Exclusion Laws in Japan
World History

Exclusion Laws in Japan


Exclusion Laws in Japan
Exclusion Laws in Japan

In 1534, the first Portuguese ship arrived in southern Japan bringing a cargo that included firearms. For the next hundred years, Japanese-Western trade flourished and Christian missionaries converted many Japanese to Catholicism.

However in 1636 strict isolation laws were enforced, foreigners were expelled, Japanese Christians were compelled to renounce their religion on pain of death, and Japanese were forbidden to leave the country. These strict exclusion laws would last until 1854.

The Japanese had known about gunpowder since the 13th century. However in the midst of extensive civil wars in the 16th century, Japanese feudal lords were immediately impressed by the accurate firing aquebuses and cannons the Portuguese traders introduced and immediately began to buy and then make them in Japan. These new weapons changed the nature of the warfare and led to the building of heavily fortified castles.

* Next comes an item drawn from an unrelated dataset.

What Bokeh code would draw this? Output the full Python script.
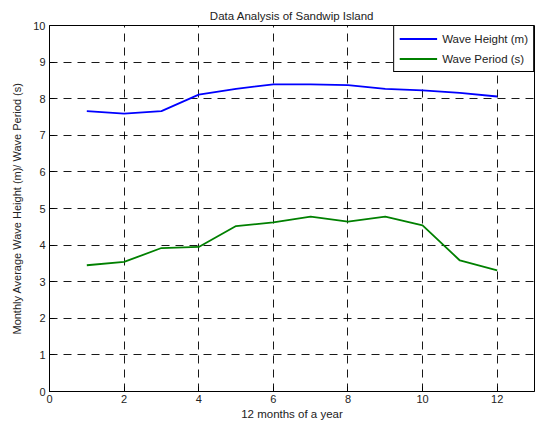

Catholic missionaries followed merchants. Francis Xavier, associate of Ignatius Loyola, founder of the Society of Jesus, arrived in Japan in 1549. Franciscan and Dominican missionaries soon followed. Many feudal lords, anxious to increase trade with European merchants, and seeing the deference Portuguese and Spanish merchants showed to priests, welcomed missionaries to their domains; some converted and even ordered their subjects to convert also.

Oda Nobunaga, the most powerful military leader of Japan, became a patron of the Jesuits. The number of converts increased dramatically, to 150,000 and two hundred churches by 1582 and perhaps to as many as 500,000 by 1615.

The very success of the Catholic missionaries created a backlash against Christians. Some opponents were Buddhists. Significantly political leaders began to fear the political loyalty of their Christian subjects. Thus Oda’s successor Toyotomi Hideyoshi (1536–98) banned Christianity in 1587 but did not strictly enforce his edict until 10 years later.

It was Hideyoshi’s successor Tokugawa Ieyasu (1542–1616) who seriously persecuted Christians, beginning in 1612 when, as shogun, he ordered all Japanese converts to renounce Christianity on pain of death and then to be registered in a Buddhist temple.

He also executed some missionaries and expelled all others. His policies were ruthlessly carried out, with military force where there were large Christian communities. Tens of thousands were killed and only isolated clandestine communities remained.

The Tokugawa Bakufu, or Shogunate, expanded the ban on missionaries to include all Spanish, Portuguese, and English traders also. Only the Dutch among Europeans were allowed to send two ships annually to Nagasaki under strict supervision. Chinese ships were also allowed under license.

In 1636, another law was promulgated that prohibited all Japanese from leaving Japan and members of the sizable Japanese communities in Southeast Asia from returning. Shipbuilding was limited to small coastal vessels to prevent Japanese from secretly trading with foreigners.

Fear and insecurity motivated the newly established Tokugawa Shogunate (1603–1868) to ban Christianity and foreign contacts. Seclusion became Japan’s national policy.